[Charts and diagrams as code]
* * * * * * *

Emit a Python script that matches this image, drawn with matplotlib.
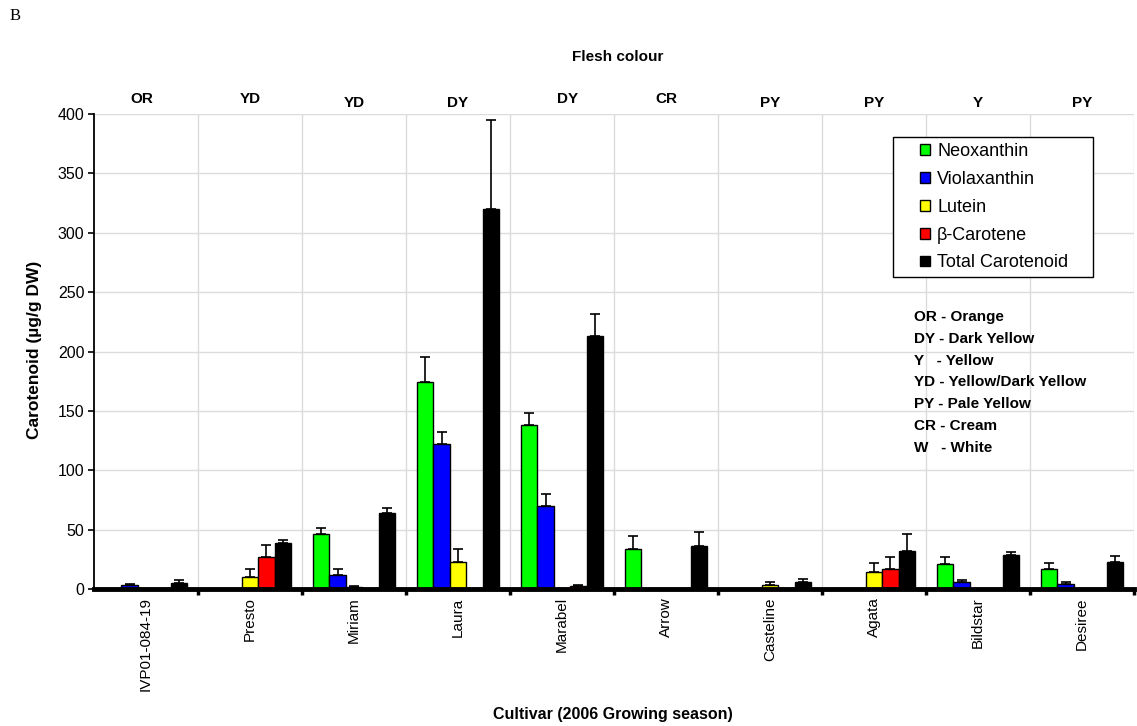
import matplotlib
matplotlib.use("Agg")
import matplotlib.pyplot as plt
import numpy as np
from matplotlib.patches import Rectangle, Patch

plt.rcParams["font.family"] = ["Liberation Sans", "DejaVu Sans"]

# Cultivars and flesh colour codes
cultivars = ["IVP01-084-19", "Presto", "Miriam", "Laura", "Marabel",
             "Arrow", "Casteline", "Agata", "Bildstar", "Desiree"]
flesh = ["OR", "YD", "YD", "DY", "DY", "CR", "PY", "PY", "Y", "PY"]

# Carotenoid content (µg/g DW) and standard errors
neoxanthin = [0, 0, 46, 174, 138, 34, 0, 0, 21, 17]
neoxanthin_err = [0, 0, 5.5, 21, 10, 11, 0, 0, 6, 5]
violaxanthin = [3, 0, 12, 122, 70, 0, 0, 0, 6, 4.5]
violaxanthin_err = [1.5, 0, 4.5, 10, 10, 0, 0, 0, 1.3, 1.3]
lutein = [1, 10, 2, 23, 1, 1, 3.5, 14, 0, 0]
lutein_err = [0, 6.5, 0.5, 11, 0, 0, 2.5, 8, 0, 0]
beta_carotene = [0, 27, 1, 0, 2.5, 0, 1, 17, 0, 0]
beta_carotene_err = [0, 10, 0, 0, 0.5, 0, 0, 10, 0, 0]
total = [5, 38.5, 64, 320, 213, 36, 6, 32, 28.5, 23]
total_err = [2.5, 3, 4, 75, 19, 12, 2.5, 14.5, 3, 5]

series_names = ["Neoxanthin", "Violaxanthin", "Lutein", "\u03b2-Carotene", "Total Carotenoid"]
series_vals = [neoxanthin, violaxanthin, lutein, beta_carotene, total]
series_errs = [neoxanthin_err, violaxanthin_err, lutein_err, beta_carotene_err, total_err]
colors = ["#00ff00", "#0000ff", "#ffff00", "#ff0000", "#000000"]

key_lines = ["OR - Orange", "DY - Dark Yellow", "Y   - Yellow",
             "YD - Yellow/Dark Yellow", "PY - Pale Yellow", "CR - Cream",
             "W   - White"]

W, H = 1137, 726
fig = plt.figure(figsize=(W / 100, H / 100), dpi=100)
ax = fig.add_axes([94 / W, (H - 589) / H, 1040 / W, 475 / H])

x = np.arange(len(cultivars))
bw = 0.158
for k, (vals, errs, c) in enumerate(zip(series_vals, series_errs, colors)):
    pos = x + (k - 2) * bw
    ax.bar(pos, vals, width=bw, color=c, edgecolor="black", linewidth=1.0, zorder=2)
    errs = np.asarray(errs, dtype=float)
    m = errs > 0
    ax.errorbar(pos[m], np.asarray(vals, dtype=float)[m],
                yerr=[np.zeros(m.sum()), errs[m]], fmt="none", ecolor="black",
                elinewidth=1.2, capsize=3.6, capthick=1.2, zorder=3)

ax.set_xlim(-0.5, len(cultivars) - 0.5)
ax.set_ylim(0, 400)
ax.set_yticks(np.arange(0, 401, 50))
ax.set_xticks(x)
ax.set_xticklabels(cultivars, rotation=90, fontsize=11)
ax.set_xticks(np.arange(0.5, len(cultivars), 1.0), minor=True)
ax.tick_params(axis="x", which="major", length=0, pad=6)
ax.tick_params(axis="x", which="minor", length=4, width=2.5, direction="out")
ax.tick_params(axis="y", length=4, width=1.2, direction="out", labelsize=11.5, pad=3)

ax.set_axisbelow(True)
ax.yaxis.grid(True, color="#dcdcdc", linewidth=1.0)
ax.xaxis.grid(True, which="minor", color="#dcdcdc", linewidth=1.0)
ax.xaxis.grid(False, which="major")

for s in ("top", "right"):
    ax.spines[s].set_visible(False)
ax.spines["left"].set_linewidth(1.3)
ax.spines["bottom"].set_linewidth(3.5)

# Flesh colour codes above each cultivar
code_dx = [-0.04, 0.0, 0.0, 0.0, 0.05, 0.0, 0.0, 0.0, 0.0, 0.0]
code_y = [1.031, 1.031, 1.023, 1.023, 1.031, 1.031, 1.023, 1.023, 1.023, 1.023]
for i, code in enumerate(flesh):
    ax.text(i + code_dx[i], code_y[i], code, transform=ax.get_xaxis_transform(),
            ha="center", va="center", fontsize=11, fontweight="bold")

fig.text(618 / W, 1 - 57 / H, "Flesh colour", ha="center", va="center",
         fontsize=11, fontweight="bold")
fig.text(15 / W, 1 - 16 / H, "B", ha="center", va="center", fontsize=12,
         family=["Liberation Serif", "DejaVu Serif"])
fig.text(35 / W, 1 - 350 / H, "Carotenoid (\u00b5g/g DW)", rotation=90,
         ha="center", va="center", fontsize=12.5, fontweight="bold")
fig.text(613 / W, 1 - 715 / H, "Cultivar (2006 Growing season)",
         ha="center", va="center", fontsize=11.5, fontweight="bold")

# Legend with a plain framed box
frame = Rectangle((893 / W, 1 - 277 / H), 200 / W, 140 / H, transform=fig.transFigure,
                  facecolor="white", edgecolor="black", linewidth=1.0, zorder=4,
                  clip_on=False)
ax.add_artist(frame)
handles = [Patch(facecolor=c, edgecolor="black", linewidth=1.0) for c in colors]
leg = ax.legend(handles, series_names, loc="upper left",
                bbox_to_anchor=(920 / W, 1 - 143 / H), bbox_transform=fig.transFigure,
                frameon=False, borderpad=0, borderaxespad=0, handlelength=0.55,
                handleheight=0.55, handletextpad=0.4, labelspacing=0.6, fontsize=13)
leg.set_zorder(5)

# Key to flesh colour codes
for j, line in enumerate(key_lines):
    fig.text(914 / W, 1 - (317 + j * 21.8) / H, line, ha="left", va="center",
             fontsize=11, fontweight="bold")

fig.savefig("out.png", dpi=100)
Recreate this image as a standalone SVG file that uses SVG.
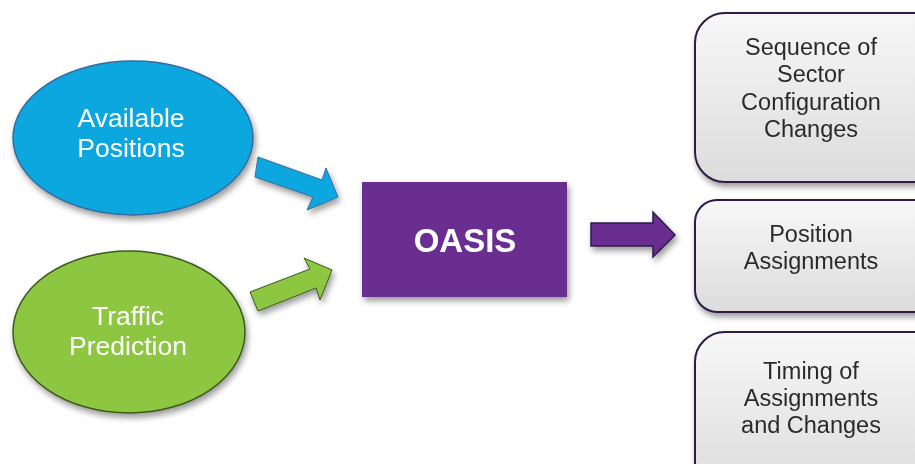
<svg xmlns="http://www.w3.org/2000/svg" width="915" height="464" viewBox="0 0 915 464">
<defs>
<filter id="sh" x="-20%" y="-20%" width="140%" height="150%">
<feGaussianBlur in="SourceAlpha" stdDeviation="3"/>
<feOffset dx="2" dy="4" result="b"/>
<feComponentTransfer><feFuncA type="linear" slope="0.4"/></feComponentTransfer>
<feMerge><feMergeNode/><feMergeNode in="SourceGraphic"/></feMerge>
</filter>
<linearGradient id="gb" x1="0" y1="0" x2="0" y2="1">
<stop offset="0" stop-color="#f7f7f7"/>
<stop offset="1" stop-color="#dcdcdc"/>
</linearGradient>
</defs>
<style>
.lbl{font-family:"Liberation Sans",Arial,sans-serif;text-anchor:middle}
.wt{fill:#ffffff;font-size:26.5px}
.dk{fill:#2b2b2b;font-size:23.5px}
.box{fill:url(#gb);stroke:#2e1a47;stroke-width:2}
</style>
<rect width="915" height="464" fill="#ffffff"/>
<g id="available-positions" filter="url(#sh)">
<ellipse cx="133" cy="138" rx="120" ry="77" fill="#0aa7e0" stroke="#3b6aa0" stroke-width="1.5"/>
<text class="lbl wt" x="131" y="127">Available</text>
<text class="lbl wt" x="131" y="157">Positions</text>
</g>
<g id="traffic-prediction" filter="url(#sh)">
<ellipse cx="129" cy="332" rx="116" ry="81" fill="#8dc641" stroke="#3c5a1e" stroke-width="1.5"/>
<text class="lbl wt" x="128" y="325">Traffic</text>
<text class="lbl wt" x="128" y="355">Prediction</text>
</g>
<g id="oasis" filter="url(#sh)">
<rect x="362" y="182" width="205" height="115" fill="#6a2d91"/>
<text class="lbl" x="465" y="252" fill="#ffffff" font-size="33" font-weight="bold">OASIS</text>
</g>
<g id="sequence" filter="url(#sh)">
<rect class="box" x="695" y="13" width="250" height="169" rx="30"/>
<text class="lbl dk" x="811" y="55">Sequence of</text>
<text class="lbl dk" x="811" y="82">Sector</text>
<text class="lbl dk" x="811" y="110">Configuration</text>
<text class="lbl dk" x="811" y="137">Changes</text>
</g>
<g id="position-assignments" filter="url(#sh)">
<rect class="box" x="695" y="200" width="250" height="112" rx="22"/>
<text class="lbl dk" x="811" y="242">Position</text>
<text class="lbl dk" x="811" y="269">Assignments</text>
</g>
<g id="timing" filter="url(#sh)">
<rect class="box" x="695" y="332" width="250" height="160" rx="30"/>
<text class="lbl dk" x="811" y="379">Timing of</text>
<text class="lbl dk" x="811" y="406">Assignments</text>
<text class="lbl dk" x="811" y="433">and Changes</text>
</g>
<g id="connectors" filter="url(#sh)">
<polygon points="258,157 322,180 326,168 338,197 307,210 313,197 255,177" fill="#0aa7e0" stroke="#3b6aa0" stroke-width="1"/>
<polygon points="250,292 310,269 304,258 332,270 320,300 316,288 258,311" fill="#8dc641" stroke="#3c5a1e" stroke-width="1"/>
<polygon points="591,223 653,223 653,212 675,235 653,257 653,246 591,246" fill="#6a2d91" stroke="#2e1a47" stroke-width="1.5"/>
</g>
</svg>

* * * * * * *

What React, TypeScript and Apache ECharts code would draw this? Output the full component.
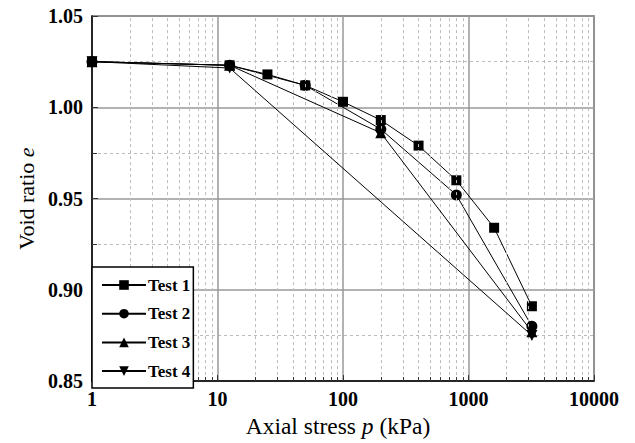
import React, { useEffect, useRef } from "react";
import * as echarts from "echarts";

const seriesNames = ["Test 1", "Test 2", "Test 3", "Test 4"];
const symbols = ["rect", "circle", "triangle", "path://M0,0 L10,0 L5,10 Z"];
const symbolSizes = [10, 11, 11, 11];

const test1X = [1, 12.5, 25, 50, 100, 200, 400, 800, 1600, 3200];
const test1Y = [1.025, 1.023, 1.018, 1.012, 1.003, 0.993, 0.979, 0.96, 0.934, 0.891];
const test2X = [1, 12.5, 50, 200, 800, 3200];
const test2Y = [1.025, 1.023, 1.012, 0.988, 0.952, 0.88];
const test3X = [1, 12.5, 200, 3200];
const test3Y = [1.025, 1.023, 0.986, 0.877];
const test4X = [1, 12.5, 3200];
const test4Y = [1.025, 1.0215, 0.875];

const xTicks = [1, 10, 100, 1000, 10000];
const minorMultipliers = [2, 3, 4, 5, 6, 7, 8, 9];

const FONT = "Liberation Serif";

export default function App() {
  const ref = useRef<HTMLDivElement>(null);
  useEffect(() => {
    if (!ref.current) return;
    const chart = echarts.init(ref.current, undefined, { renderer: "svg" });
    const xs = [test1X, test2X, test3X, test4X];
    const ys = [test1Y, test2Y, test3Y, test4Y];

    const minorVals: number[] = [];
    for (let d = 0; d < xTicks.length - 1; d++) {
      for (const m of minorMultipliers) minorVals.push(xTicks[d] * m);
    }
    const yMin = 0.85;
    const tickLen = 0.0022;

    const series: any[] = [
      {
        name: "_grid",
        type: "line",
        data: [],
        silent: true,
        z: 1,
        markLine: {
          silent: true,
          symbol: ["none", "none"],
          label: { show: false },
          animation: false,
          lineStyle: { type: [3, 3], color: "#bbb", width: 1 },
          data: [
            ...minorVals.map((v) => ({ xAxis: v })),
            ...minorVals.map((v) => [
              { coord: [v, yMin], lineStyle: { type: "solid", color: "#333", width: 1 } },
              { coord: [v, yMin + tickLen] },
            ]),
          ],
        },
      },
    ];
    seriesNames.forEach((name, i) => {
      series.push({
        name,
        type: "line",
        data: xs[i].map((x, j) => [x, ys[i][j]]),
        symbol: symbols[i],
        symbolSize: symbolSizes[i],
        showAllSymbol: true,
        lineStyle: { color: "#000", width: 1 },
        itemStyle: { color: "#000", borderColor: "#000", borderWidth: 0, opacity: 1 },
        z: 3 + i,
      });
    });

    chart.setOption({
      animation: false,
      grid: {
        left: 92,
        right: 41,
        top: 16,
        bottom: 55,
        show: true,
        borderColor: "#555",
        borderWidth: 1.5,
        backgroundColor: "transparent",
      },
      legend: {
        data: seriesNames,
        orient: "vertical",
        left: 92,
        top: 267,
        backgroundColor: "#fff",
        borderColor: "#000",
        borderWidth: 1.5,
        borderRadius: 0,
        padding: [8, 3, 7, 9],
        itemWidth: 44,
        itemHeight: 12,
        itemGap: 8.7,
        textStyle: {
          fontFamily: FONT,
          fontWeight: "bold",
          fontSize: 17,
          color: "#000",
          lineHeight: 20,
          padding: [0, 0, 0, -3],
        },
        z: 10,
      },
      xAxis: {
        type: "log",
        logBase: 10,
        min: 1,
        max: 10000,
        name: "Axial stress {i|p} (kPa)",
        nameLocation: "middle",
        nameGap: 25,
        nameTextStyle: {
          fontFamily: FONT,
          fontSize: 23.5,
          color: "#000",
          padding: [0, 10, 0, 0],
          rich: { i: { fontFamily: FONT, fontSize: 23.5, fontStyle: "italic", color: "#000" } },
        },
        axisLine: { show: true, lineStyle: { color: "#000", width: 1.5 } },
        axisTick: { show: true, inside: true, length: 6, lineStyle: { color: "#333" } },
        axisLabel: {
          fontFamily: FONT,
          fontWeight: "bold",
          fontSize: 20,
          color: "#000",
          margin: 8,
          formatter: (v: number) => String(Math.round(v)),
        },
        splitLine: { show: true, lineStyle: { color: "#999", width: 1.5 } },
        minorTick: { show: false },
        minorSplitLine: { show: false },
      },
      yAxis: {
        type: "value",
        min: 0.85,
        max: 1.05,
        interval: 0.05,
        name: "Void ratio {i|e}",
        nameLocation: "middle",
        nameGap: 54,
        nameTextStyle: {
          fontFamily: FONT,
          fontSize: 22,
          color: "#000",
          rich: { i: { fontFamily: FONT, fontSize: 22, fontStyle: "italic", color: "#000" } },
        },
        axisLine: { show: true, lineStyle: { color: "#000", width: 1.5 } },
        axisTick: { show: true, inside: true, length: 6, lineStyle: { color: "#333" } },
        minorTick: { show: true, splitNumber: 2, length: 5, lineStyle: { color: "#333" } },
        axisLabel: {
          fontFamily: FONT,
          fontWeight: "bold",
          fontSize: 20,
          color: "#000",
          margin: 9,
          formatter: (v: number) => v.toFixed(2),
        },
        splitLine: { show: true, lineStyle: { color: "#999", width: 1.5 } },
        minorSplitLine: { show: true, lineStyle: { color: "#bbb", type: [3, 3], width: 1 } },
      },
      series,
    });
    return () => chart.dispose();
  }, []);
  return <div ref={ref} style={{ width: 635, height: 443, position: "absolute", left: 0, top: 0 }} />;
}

* * * * * * *

> **Task prompt**:
Output exactly the lines from the one containing "What React, TypeScript" through the one containing "const symbolSizes = [10, 11, 11, 11];", both included, and nothing else; leave out any pictures.

> **Exercise result**:
What React, TypeScript and Apache ECharts code would draw this? Output the full component.
import React, { useEffect, useRef } from "react";
import * as echarts from "echarts";

const seriesNames = ["Test 1", "Test 2", "Test 3", "Test 4"];
const symbols = ["rect", "circle", "triangle", "path://M0,0 L10,0 L5,10 Z"];
const symbolSizes = [10, 11, 11, 11];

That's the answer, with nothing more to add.